start MATERIAL
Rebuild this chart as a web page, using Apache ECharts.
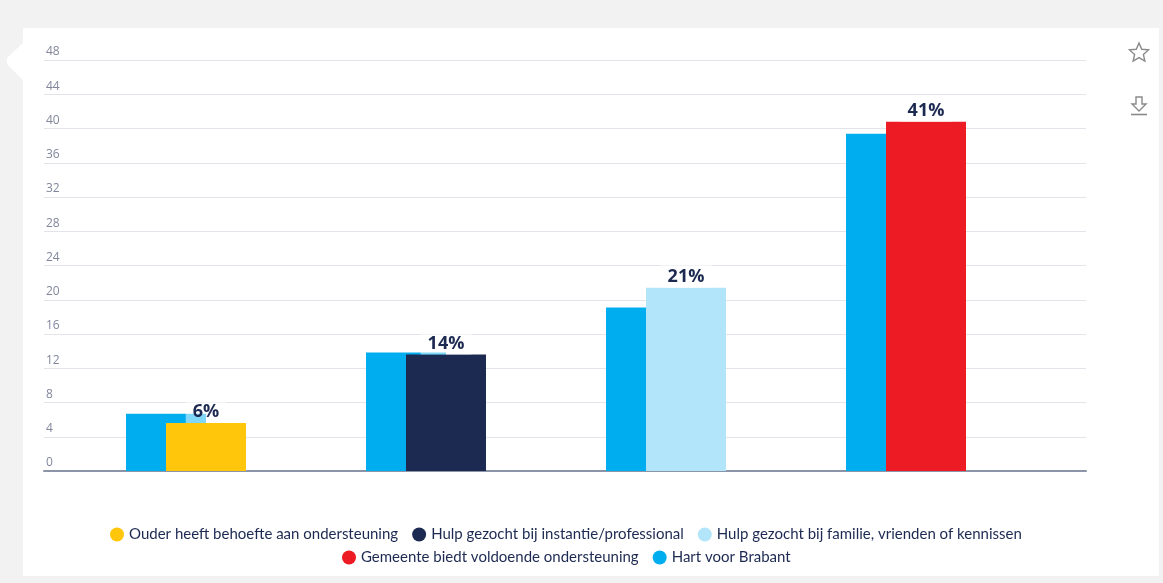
<!DOCTYPE html>
<html>
<head>
<meta charset="utf-8">
<script src="https://cdn.jsdelivr.net/npm/echarts@6/dist/echarts.min.js"></script>
<style>
html,body{margin:0;padding:0;background:#f2f2f2;}
#chart{width:1163px;height:583px;}
</style>
</head>
<body>
<div id="chart"></div>
<script>
const categories = [
  'Ouder heeft behoefte aan ondersteuning',
  'Hulp gezocht bij instantie/professional',
  'Hulp gezocht bij familie, vrienden of kennissen',
  'Gemeente biedt voldoende ondersteuning'
];
const themeValues = [5.6, 13.6, 21.4, 40.8];
const hartName = 'Hart voor Brabant';
const hartValues = [6.7, 13.85, 19.1, 39.4];
const themeColors = ['#ffc60b', '#1c2951', '#b3e5fa', '#ed1c24'];
const hartColor = '#00aeef';
const yMin = 0, yMax = 48, yStep = 4;

const chart = echarts.init(document.getElementById('chart'), null, {renderer: 'canvas'});

const labelFont = '"Open Sans", "DejaVu Sans", sans-serif';
const legendFont = 'Lato, "Open Sans", sans-serif';

const series = [{
  name: hartName,
  type: 'bar',
  xAxisIndex: 1, yAxisIndex: 1,
  data: hartValues,
  barWidth: 80,
  barGap: '-50%',
  itemStyle: {color: hartColor},
  emphasis: {disabled: true}
}];
categories.forEach(function (name, i) {
  series.push({
    name: name,
    type: 'bar',
    stack: 'theme',
    xAxisIndex: 1, yAxisIndex: 1,
    barWidth: 80,
    barGap: '-50%',
    data: themeValues.map(function (v, j) { return j === i ? v : '-'; }),
    itemStyle: {color: themeColors[i]},
    emphasis: {disabled: true},
    label: {
      show: true,
      position: 'top',
      distance: 0,
      formatter: function (p) { return Math.round(p.value) + '%'; },
      fontFamily: labelFont,
      fontWeight: 'bold',
      fontSize: 18,
      color: '#1c2951',
      backgroundColor: 'rgba(255,255,255,0.5)',
      padding: [3, 7, 2, 7]
    }
  });
});

// star icon points
const starPts = [];
for (let k = 0; k < 10; k++) {
  const r = k % 2 === 0 ? 10 : 4.6;
  const a = -Math.PI / 2 + k * Math.PI / 5;
  starPts.push([1139 + r * Math.cos(a), 53 + r * Math.sin(a)]);
}

const legendCommon = {
  icon: 'circle', itemWidth: 14, itemHeight: 14, itemGap: 14,
  selectedMode: false,
  textStyle: {color: '#1c2951', fontSize: 15, fontFamily: legendFont}
};

const option = {
  backgroundColor: '#f2f2f2',
  animation: false,
  graphic: [
    {type: 'rect', z: -10, shape: {x: 23, y: 28, width: 1136, height: 548}, style: {fill: '#ffffff'}},
    {type: 'polygon', z: -10, shape: {points: [[24, 42], [7, 58], [7, 64], [24, 81]]}, style: {fill: '#ffffff'}},
    {type: 'polygon', shape: {points: starPts}, style: {fill: 'none', stroke: '#8a8a8a', lineWidth: 1.4}},
    {type: 'polygon', shape: {points: [[1136, 97], [1142, 97], [1142, 104], [1146, 104], [1139, 111], [1132, 104], [1136, 104]]}, style: {fill: 'none', stroke: '#8a8a8a', lineWidth: 1.4}},
    {type: 'line', shape: {x1: 1131, y1: 114.5, x2: 1147, y2: 114.5}, style: {stroke: '#8a8a8a', lineWidth: 1.6}}
  ],
  grid: [
    {left: 44, right: 77, top: 60, bottom: 112},
    {left: 66, right: 137, top: 60, bottom: 112}
  ],
  xAxis: [
    {
      gridIndex: 0, type: 'category', data: categories,
      axisLine: {show: true, lineStyle: {color: '#8c95a8', width: 2}},
      axisTick: {show: false}, axisLabel: {show: false}, splitLine: {show: false}
    },
    {
      gridIndex: 1, type: 'category', data: categories, show: false
    }
  ],
  yAxis: [
    {
      gridIndex: 0, type: 'value', min: yMin, max: yMax, interval: yStep,
      axisLine: {show: false}, axisTick: {show: false},
      splitLine: {show: true, lineStyle: {color: '#e3e4ea', width: 1.2}},
      axisLabel: {
        inside: true, align: 'left', verticalAlign: 'bottom', margin: 2,
        padding: [0, 0, 2, 0],
        color: '#80869b', fontSize: 12, fontFamily: '"Open Sans", sans-serif'
      }
    },
    {
      gridIndex: 1, type: 'value', min: yMin, max: yMax, interval: yStep, show: false,
      splitLine: {show: false}
    }
  ],
  legend: [
    Object.assign({data: categories.slice(0, 3), left: 105, top: 522}, legendCommon),
    Object.assign({data: [categories[3], hartName], left: 337, top: 545}, legendCommon)
  ],
  series: series
};
chart.setOption(option);
</script>
</body>
</html>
end MATERIAL
WORK TO COMPLETE:
Every line should be retyped exactly, with the pictures omitted.

WORKED SOLUTION:
Rebuild this chart as a web page, using Apache ECharts.
<!DOCTYPE html>
<html>
<head>
<meta charset="utf-8">
<script src="https://cdn.jsdelivr.net/npm/echarts@6/dist/echarts.min.js"></script>
<style>
html,body{margin:0;padding:0;background:#f2f2f2;}
#chart{width:1163px;height:583px;}
</style>
</head>
<body>
<div id="chart"></div>
<script>
const categories = [
  'Ouder heeft behoefte aan ondersteuning',
  'Hulp gezocht bij instantie/professional',
  'Hulp gezocht bij familie, vrienden of kennissen',
  'Gemeente biedt voldoende ondersteuning'
];
const themeValues = [5.6, 13.6, 21.4, 40.8];
const hartName = 'Hart voor Brabant';
const hartValues = [6.7, 13.85, 19.1, 39.4];
const themeColors = ['#ffc60b', '#1c2951', '#b3e5fa', '#ed1c24'];
const hartColor = '#00aeef';
const yMin = 0, yMax = 48, yStep = 4;

const chart = echarts.init(document.getElementById('chart'), null, {renderer: 'canvas'});

const labelFont = '"Open Sans", "DejaVu Sans", sans-serif';
const legendFont = 'Lato, "Open Sans", sans-serif';

const series = [{
  name: hartName,
  type: 'bar',
  xAxisIndex: 1, yAxisIndex: 1,
  data: hartValues,
  barWidth: 80,
  barGap: '-50%',
  itemStyle: {color: hartColor},
  emphasis: {disabled: true}
}];
categories.forEach(function (name, i) {
  series.push({
    name: name,
    type: 'bar',
    stack: 'theme',
    xAxisIndex: 1, yAxisIndex: 1,
    barWidth: 80,
    barGap: '-50%',
    data: themeValues.map(function (v, j) { return j === i ? v : '-'; }),
    itemStyle: {color: themeColors[i]},
    emphasis: {disabled: true},
    label: {
      show: true,
      position: 'top',
      distance: 0,
      formatter: function (p) { return Math.round(p.value) + '%'; },
      fontFamily: labelFont,
      fontWeight: 'bold',
      fontSize: 18,
      color: '#1c2951',
      backgroundColor: 'rgba(255,255,255,0.5)',
      padding: [3, 7, 2, 7]
    }
  });
});

// star icon points
const starPts = [];
for (let k = 0; k < 10; k++) {
  const r = k % 2 === 0 ? 10 : 4.6;
  const a = -Math.PI / 2 + k * Math.PI / 5;
  starPts.push([1139 + r * Math.cos(a), 53 + r * Math.sin(a)]);
}

const legendCommon = {
  icon: 'circle', itemWidth: 14, itemHeight: 14, itemGap: 14,
  selectedMode: false,
  textStyle: {color: '#1c2951', fontSize: 15, fontFamily: legendFont}
};

const option = {
  backgroundColor: '#f2f2f2',
  animation: false,
  graphic: [
    {type: 'rect', z: -10, shape: {x: 23, y: 28, width: 1136, height: 548}, style: {fill: '#ffffff'}},
    {type: 'polygon', z: -10, shape: {points: [[24, 42], [7, 58], [7, 64], [24, 81]]}, style: {fill: '#ffffff'}},
    {type: 'polygon', shape: {points: starPts}, style: {fill: 'none', stroke: '#8a8a8a', lineWidth: 1.4}},
    {type: 'polygon', shape: {points: [[1136, 97], [1142, 97], [1142, 104], [1146, 104], [1139, 111], [1132, 104], [1136, 104]]}, style: {fill: 'none', stroke: '#8a8a8a', lineWidth: 1.4}},
    {type: 'line', shape: {x1: 1131, y1: 114.5, x2: 1147, y2: 114.5}, style: {stroke: '#8a8a8a', lineWidth: 1.6}}
  ],
  grid: [
    {left: 44, right: 77, top: 60, bottom: 112},
    {left: 66, right: 137, top: 60, bottom: 112}
  ],
  xAxis: [
    {
      gridIndex: 0, type: 'category', data: categories,
      axisLine: {show: true, lineStyle: {color: '#8c95a8', width: 2}},
      axisTick: {show: false}, axisLabel: {show: false}, splitLine: {show: false}
    },
    {
      gridIndex: 1, type: 'category', data: categories, show: false
    }
  ],
  yAxis: [
    {
      gridIndex: 0, type: 'value', min: yMin, max: yMax, interval: yStep,
      axisLine: {show: false}, axisTick: {show: false},
      splitLine: {show: true, lineStyle: {color: '#e3e4ea', width: 1.2}},
      axisLabel: {
        inside: true, align: 'left', verticalAlign: 'bottom', margin: 2,
        padding: [0, 0, 2, 0],
        color: '#80869b', fontSize: 12, fontFamily: '"Open Sans", sans-serif'
      }
    },
    {
      gridIndex: 1, type: 'value', min: yMin, max: yMax, interval: yStep, show: false,
      splitLine: {show: false}
    }
  ],
  legend: [
    Object.assign({data: categories.slice(0, 3), left: 105, top: 522}, legendCommon),
    Object.assign({data: [categories[3], hartName], left: 337, top: 545}, legendCommon)
  ],
  series: series
};
chart.setOption(option);
</script>
</body>
</html>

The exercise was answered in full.